“How can I get my team motivated?”
This question comes up at least once a week in one of my groups. Direct sales consultants are amazingly motivated, ambitious, and they just love to support and cheer other consultants on. So when they come across another direct sales consultant who doesn’t seem all that ambitious or doesn’t get excited about winning trips or nabbing bonuses, leaders just don’t know how to respond to that.
After all, being a direct sales consultant can open up so many doors and opportunities — wouldn’t everyone want that?
Here’s the thing: not every consultant is going to join your company for the same reason. Not every consultant cares about the trip or the bonuses or about building a team. Hey, some of them don’t even care about earning a full-time income!
Cue the Monica shriek: I know!
However, it’s your job as a leader to understand why your consultants are joining your team and what they’re after.
If you understand someone’s motivation for joining — their short and long term goal — you’re more likely to build a strong rapport with your new team member as you help them achieve their personal goal. And if they’re making their personal goal, guess what…they’re going to stick around longer.
The 6 Types of Direct Sales Consultants
The Discount Diva is a power user of your product, and she wants it all – for herself! She likely joined for the discount and will maintain her active status just by keeping herself in the latest catalog items.
Keep her informed of new product offerings, and ways she can maximize her own discount such as with flash sales.
The short timer has a specific goal in mind. She is saving money for a vacation, new appliances, or other specific purchase or event. She will likely work consistently until her goal is met — but that doesn’t mean there won’t be a new goal waiting for her around the corner!
Keep her informed of ways she can maximize her earnings, such as with flash sales or promotions.
The part time consultant has a dedicated number of hours per week or month to dedicate to her business. She wants to maintain her consistent part-time income, and may be motivated by challenges or incentives if it works within her timeframe.
Keep her informed of ways she can maximize her earnings and make it easy for her to find the information she needs — she isn’t likely going to be able to spend much time looking up information.
The career builder wants a full-time future with your brand. She will work aggressively and passionately to build her personal business and downline sales team. She is striving for financial freedom and autonomy.
Keep her informed of ways to network, explore leadership opportunities, and grow her skill in sponsoring. Challenges and incentives may be highly motivating for a career builder.
The social sister joined to meet new people, make friends, attend meetings, receive recognition, and feel part of something larger than herself. Social activities and recognition are likely more important to her than the financial outcomes of her business.

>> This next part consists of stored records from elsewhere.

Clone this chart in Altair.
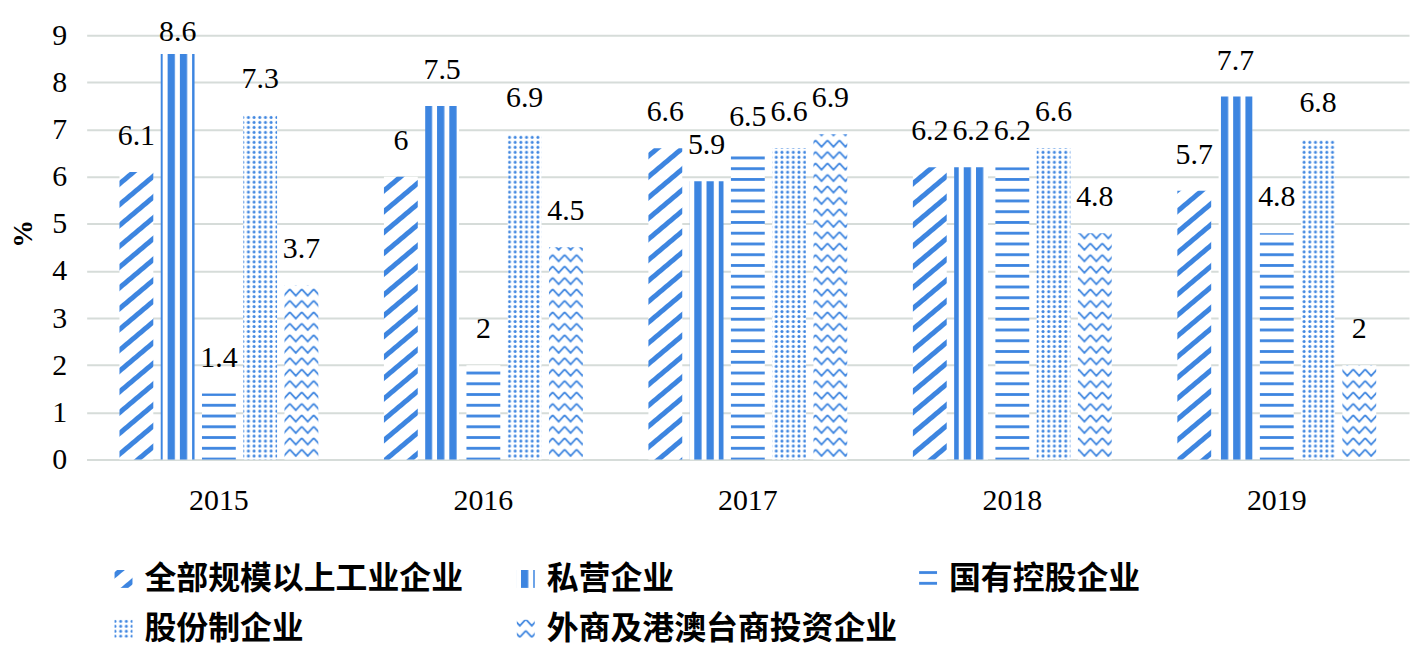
import altair as alt
import pandas as pd

# ---------------- data ----------------
years = ["2015", "2016", "2017", "2018", "2019"]
series = ["全部规模以上工业企业", "私营企业", "国有控股企业", "股份制企业", "外商及港澳台商投资企业"]
v_all = [6.1, 6, 6.6, 6.2, 5.7]
v_private = [8.6, 7.5, 5.9, 6.2, 7.7]
v_state = [1.4, 2, 6.5, 6.2, 4.8]
v_share = [7.3, 6.9, 6.6, 6.6, 6.8]
v_foreign = [3.7, 4.5, 6.9, 4.8, 2]
y_ticks = [0, 1, 2, 3, 4, 5, 6, 7, 8, 9]

# ---------------- styles ----------------
BLUE = "#3d85e0"
GRID = "#d6dcd9"
SERIF = "Liberation Serif"
CJK = "Noto Sans CJK SC"

# SVG pattern fills (fallback colour if the pattern is unavailable)
pattern_ids = ["pDiag", "pVert", "pHorz", "pDots", "pZig"]
fills = ["url(#%s) %s" % (p, BLUE) for p in pattern_ids]

DEFS = (
    '<svg width="0" height="0" aria-hidden="true" '
    'style="position:absolute;width:0;height:0;overflow:hidden"><defs>'
    '<pattern id="pDiag" patternUnits="userSpaceOnUse" width="20" height="16" patternTransform="rotate(-40)">'
    '<rect width="20" height="16" fill="#fff"/><rect y="5" width="20" height="5" fill="{b}"/></pattern>'
    '<pattern id="pVert" patternUnits="userSpaceOnUse" x="-4.8" width="12.3" height="12">'
    '<rect width="12.3" height="12" fill="#fff"/><rect width="7.3" height="12" fill="{b}"/></pattern>'
    '<pattern id="pHorz" patternUnits="userSpaceOnUse" width="12" height="10.8">'
    '<rect width="12" height="10.8" fill="#fff"/><rect y="3" width="12" height="2.8" fill="{b}"/></pattern>'
    '<pattern id="pDots" patternUnits="userSpaceOnUse" width="5.7" height="5">'
    '<rect width="5.7" height="5" fill="#fff"/><circle cx="2.85" cy="2.5" r="1.5" fill="{b}"/></pattern>'
    '<pattern id="pZig" patternUnits="userSpaceOnUse" width="12" height="11.5">'
    '<rect width="12" height="11.5" fill="#fff"/>'
    '<path d="M0,2 L6,8.5 L12,2" fill="none" stroke="{b}" stroke-width="1.8"/></pattern>'
    '</defs></svg>'
).replace("{b}", BLUE)

try:
    import altair.utils.html as _ah

    _orig_tpl = _ah.TEMPLATES["standard"]

    class _TplWithDefs:
        def render(self, *args, **kwargs):
            html = _orig_tpl.render(*args, **kwargs)
            if "<body>" in html:
                return html.replace("<body>", "<body>\n" + DEFS, 1)
            return DEFS + html

    _ah.TEMPLATES["standard"] = _TplWithDefs()
except Exception:
    pass

# ---------------- table ----------------
rows = []
for s, vals in zip(series, [v_all, v_private, v_state, v_share, v_foreign]):
    for yr, v in zip(years, vals):
        rows.append({"year": yr, "series": s, "value": v})
df = pd.DataFrame(rows)

x_enc = alt.X(
    "year:N",
    sort=years,
    scale=alt.Scale(paddingInner=0.22, paddingOuter=0.11),
    axis=alt.Axis(
        title=None, labelAngle=0, labelFont=SERIF, labelFontSize=30, labelColor="#000",
        ticks=False, domain=True, domainColor=GRID, domainWidth=2,
        labelPadding=41, labelBaseline="middle",
    ),
)
xo_enc = alt.XOffset(
    "series:N", sort=series, scale=alt.Scale(domain=series, paddingInner=0.18, paddingOuter=0.09)
)
y_enc = alt.Y(
    "value:Q",
    scale=alt.Scale(domain=[0, 9], nice=False),
    axis=alt.Axis(
        values=y_ticks, format="d", title="%", titleFont=SERIF, titleFontSize=28,
        titleFontWeight="bold", titleColor="#000", titleAngle=270, titleX=-63, titleY=199,
        titleAlign="center", titleBaseline="middle",
        labelFont=SERIF, labelFontSize=30, labelColor="#000", labelPadding=20,
        ticks=False, domain=False, grid=True, gridColor=GRID, gridWidth=2,
    ),
)

bars = alt.Chart(df).mark_bar(strokeWidth=0).encode(
    x=x_enc,
    xOffset=xo_enc,
    y=y_enc,
    color=alt.Color(
        "series:N",
        sort=series,
        scale=alt.Scale(domain=series, range=fills),
        legend=alt.Legend(
            title=None, orient="none", legendX=21, legendY=530, direction="horizontal",
            columns=3, gridAlign="all", columnPadding=14, rowPadding=18,
            symbolType="square", symbolSize=324, symbolStrokeWidth=0,
            labelFont=CJK, labelFontSize=32, labelFontWeight="bold", labelColor="#000",
            labelLimit=800, labelOffset=5, padding=0,
        ),
    ),
)

# labels near the top edge are kept inside the chart, as in the reference
labels = alt.Chart(df).transform_calculate(
    label_y="min(datum.value, 8.3)"
).mark_text(
    font=SERIF, fontSize=30, color="#000", baseline="alphabetic", align="center", dy=-27
).encode(
    x=alt.X("year:N", sort=years),
    xOffset=alt.XOffset("series:N", sort=series),
    y=alt.Y("label_y:Q"),
    text=alt.Text("value:Q"),
)

chart = (
    alt.layer(bars, labels)
    .properties(
        width=1328,
        height=426,
        autosize=alt.AutoSizeParams(type="none"),
        padding={"left": 79, "top": 26, "right": 5, "bottom": 190},
        background="#ffffff",
    )
    .configure_view(stroke=None)
)

chart.save("out.html", embed_options={"renderer": "svg", "actions": False})
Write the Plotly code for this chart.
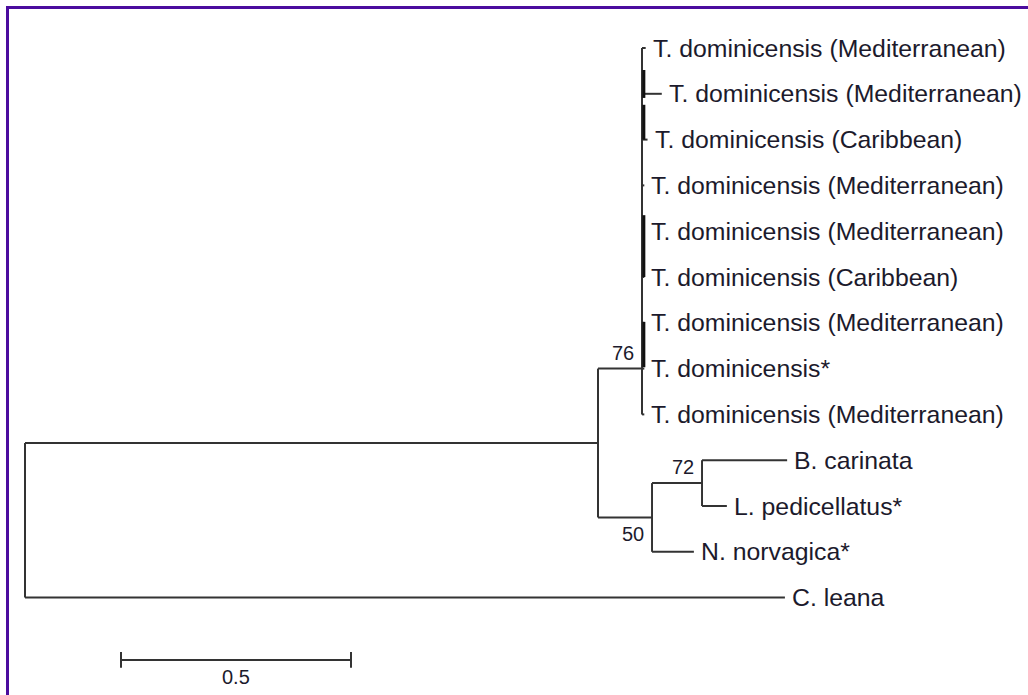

Keep her informed of opportunities to socialize, such as team meetings or trainings. Be sure to include her in recognition activities.
Socially Conscious Consultant
This type of consultant joined your brand because she believes in the mission and values of the company, and will stand behind them. She is an amazing brand ambassador, and wants to share the mission with others.
Encourage her to use her business for socially conscious activities, such as fundraisers.
Which Type of Consultant Was I?
Yes, you can be more than one. I was a Career Builder with a direct sales company. It was my primary brand, and I loved it.
But I was also a Discount Diva with two other brands (be sure to check your company’s compliance policies before joining a second direct sales company!). I loved the products, and I joined just because I want it all – for myself! My motivation and goals are completely different and I stay active with my minimum volumes for my own reorders and new product releases. However, I am not active with the social aspects of those teams, nor do I participate in challenges or incentives. To the leaders of those teams, I am consistent and reliable, but will never be a rockstar.
At least, not to them…
Now the challenge comes when someone who doesn’t wish to build or mentor a team, sponsors new consultants – either passively or accidentally. A Short Timer may end up building a team, and become a Part Timer. Or, a Discount Diva may end up sponsoring someone, but inadvertently leave the mentoring to the upline. So if you see this happening within your own team, make sure you’re around to help your downline so their accidental team can still meet their goals (after all, they’re still a part of your extended team!)
When you understand the different types of direct sales consultants you may encounter on your team, it’s much easier to target training, incentives, and communication to each specific consultant’s goal.
It can also help mitigate frustrations when someone isn’t responding to incentives.